U.S. West Texas Intermediate crude oil finished 2017 higher in what can best be described as a volatile two-sided trade. After trending lower from January to June, the market stabilized enough to fuel an even stronger rally during the latter half of the year, ending on a high note after reaching its highest level since July 2015.
WTI crude oil is in a position to pick up where it left off in 2017 by finishing higher the first week of the new year higher on concerns that the escalation of unrest in Iran will eventually have an effect on supply and another decline in U.S. inventories as refining activity hit a 12-year high.
According to weekly government statistics, U.S. stocks fell more than expected, continuing a steady drawdown of supplies in the world’s largest oil consumer, though stocks of distillates and gasoline rose on heavy refining activity driven in part by year-end adjustments.
The U.S. Energy Information Administration reported that U.S. crude stocks fell by 7.4 million barrels in the last week of 2017, exceeding expectations, as refiners boosted activity to their highest rate since 2005.
Some traders are starting to question the validity of the rally since the unrest in Iran is expected to have no impact on the OPEC member’s ability to produce oil. Furthermore, the North Sea Forties and the Libyan pipelines are back to carrying oil. Additionally, U.S. production will likely break though 10 million barrels per day.
Ignoring the potentially bearish fundamentals puts some speculative buyers in danger of getting caught in a bull trap when the market does turn down. Currently, it is being driven by aggressive hedge and commodity fund buying, however, they could dry up quickly and investors could start booking profits in an effort to drive the markets back to more justifiable price levels.
Monthly February West Texas Intermediate Crude Oil
(Click to enlarge)
The main trend is up according to the monthly swing chart. It turned up in November when the market crossed the last swing top at $57.60. This price is now minor support.
Although the trend is up, the rally is seven months old which puts it in the window of time for a potentially bearish closing price reversal top. It’s still early in the month, but a move back under $60.42 will be the first sign of a short-term top.
The main range is $89.89 to $32.28. Its retracement zone at $64.02 to $70.12 is the primary upside target. A downtrending Gann angle also passes through this zone at $68.89, making it a valid target also. This area should provide some resistance which could actually lead to the formation of a closing price reversal top on the monthly chart.
Monthly Technical Forecast
Based on the current price at $61.42 and the price action earlier this month, it looks as if the direction of the market the rest of the month is going to be determined by trader reaction to the uptrending Gann angle at $62.28.
A sustained move over $62.28 will indicate the presence of buyers.

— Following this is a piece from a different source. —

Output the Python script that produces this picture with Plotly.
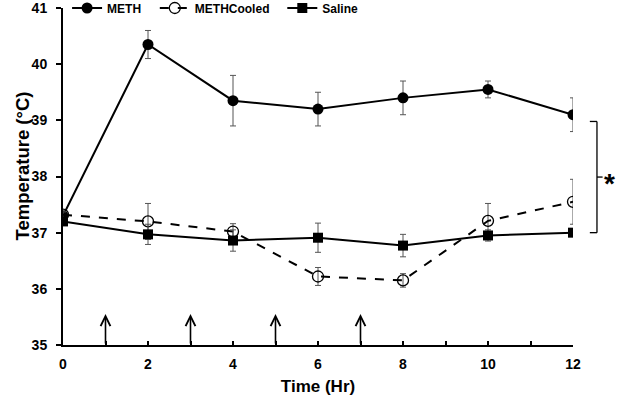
import plotly.graph_objects as go

hours = [0, 2, 4, 6, 8, 10, 12]
meth = [37.3, 40.35, 39.35, 39.2, 39.4, 39.55, 39.1]
meth_err = [0.05, 0.25, 0.45, 0.3, 0.3, 0.15, 0.3]
cooled = [37.32, 37.2, 37.02, 36.22, 36.15, 37.21, 37.55]
cooled_err = [0.05, 0.32, 0.14, 0.16, 0.12, 0.31, 0.4]
saline = [37.2, 36.97, 36.86, 36.91, 36.77, 36.95, 37.0]
saline_err = [0.05, 0.18, 0.19, 0.26, 0.2, 0.1, 0.06]
arrow_times = [1, 3, 5, 7]
arrow_top = 35.55

FONT = "Liberation Sans, Arial, sans-serif"
err_style = dict(type="data", thickness=1, width=3, color="#555555")

fig = go.Figure()
fig.add_trace(go.Scatter(x=hours, y=meth, name="METH", mode="lines+markers", legend="legend",
                         line=dict(color="black", width=2),
                         marker=dict(symbol="circle", size=11, color="black"),
                         error_y=dict(array=meth_err, **err_style)))
fig.add_trace(go.Scatter(x=hours, y=cooled, name="METHCooled", mode="lines+markers", legend="legend2",
                         line=dict(color="black", width=2, dash="dash"),
                         marker=dict(symbol="circle-open", size=11, color="black", line=dict(width=1.3)),
                         error_y=dict(array=cooled_err, **err_style)))
fig.add_trace(go.Scatter(x=hours, y=saline, name="Saline", mode="lines+markers", legend="legend3",
                         line=dict(color="black", width=2),
                         marker=dict(symbol="square", size=10, color="black"),
                         error_y=dict(array=saline_err, **err_style)))

for t in arrow_times:
    fig.add_annotation(x=t, y=arrow_top, ax=t, ay=35, xref="x", yref="y",
                       axref="x", ayref="y", text="", showarrow=True,
                       arrowhead=5, arrowsize=1.2, arrowwidth=1.6, arrowcolor="black")

# significance bracket
fig.add_shape(type="line", xref="paper", yref="y", x0=1.047, x1=1.047, y0=37.0, y1=38.98,
              line=dict(color="black", width=1.3))
fig.add_shape(type="line", xref="paper", yref="y", x0=1.033, x1=1.047, y0=38.98, y1=38.98,
              line=dict(color="black", width=1.3))
fig.add_shape(type="line", xref="paper", yref="y", x0=1.033, x1=1.047, y0=37.0, y1=37.0,
              line=dict(color="black", width=1.3))
fig.add_shape(type="line", xref="paper", yref="y", x0=1.047, x1=1.058, y0=37.99, y1=37.99,
              line=dict(color="black", width=1.3))
fig.add_annotation(x=1.0855, y=37.99, xref="paper", yref="y", text="<b>*</b>",
                   showarrow=False, font=dict(size=28, family=FONT, color="black"), yshift=-6)

# y-axis title (placed slightly above centre, as in the original)
fig.add_annotation(x=-0.104, y=0.531, xref="paper", yref="paper", text="Temperature (°C)",
                   textangle=-90, showarrow=False,
                   font=dict(size=18.5, family=FONT, weight="bold", color="black"))

leg_common = dict(orientation="h", y=1.0, xanchor="left", yanchor="middle",
                  font=dict(size=12, family=FONT, weight="bold"),
                  bgcolor="rgba(255,255,255,0)", itemwidth=30)

fig.update_layout(
    width=622, height=396,
    margin=dict(l=63, r=49, t=8, b=51, autoexpand=False),
    plot_bgcolor="white", paper_bgcolor="white",
    font=dict(family=FONT, color="black"),
    showlegend=True,
    legend=dict(x=0.008, **leg_common),
    legend2=dict(x=0.18, **leg_common),
    legend3=dict(x=0.43, **leg_common),
    xaxis=dict(range=[0, 12], tickvals=hours, showline=True, linecolor="black", linewidth=2,
               ticks="inside", ticklen=4, tickwidth=1.5, tickcolor="black",
               minor=dict(dtick=1, ticks="inside", ticklen=4, tickwidth=1.5, tickcolor="black"),
               showgrid=False, zeroline=False, ticklabeloverflow="allow", ticklabelstandoff=5,
               tickfont=dict(size=14, family=FONT, weight="bold"),
               title=dict(text="Time (Hr)", font=dict(size=17, family=FONT, weight="bold"), standoff=9)),
    yaxis=dict(range=[35, 41], dtick=1, showline=True, linecolor="black", linewidth=2,
               ticks="outside", ticklen=5, tickwidth=1.5, tickcolor="black",
               showgrid=False, zeroline=False, ticklabeloverflow="allow", ticklabelstandoff=6,
               tickfont=dict(size=14, family=FONT, weight="bold")),
)

fig.write_html("out.html", config={"displayModeBar": False},
               post_script="document.body.style.margin='0';")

This could generate the momentum needed to challenge the major 50 percent level at $64.02. We could see some counter-trend selling on the first test of this level. However, it is also the trigger point for an acceleration to the upside with potential targets at $68.89 and $70.12.
The inability to overcome and sustain a rally over $62.28 will signal the presence of sellers. This could trigger a pullback into a steep uptrending Gann angle at $57.76.
This angle, moving up at a rate of $2.00 per month, is important because it has been providing support and guidance for crude oil since the $43.76 main bottom in June 2017.
We expect to see buyers come in on a test of this angle, however, it is the trigger point for a possible acceleration to the downside. The daily chart indicates that if $57.76 fails, prices could collapse to at least $54.50.
Basically, look for the upside bias to continue on a sustained move over $62.28 with the next major target $64.02. Watch for a downside bias to develop under $62.28 with the key target angle coming in at $57.76.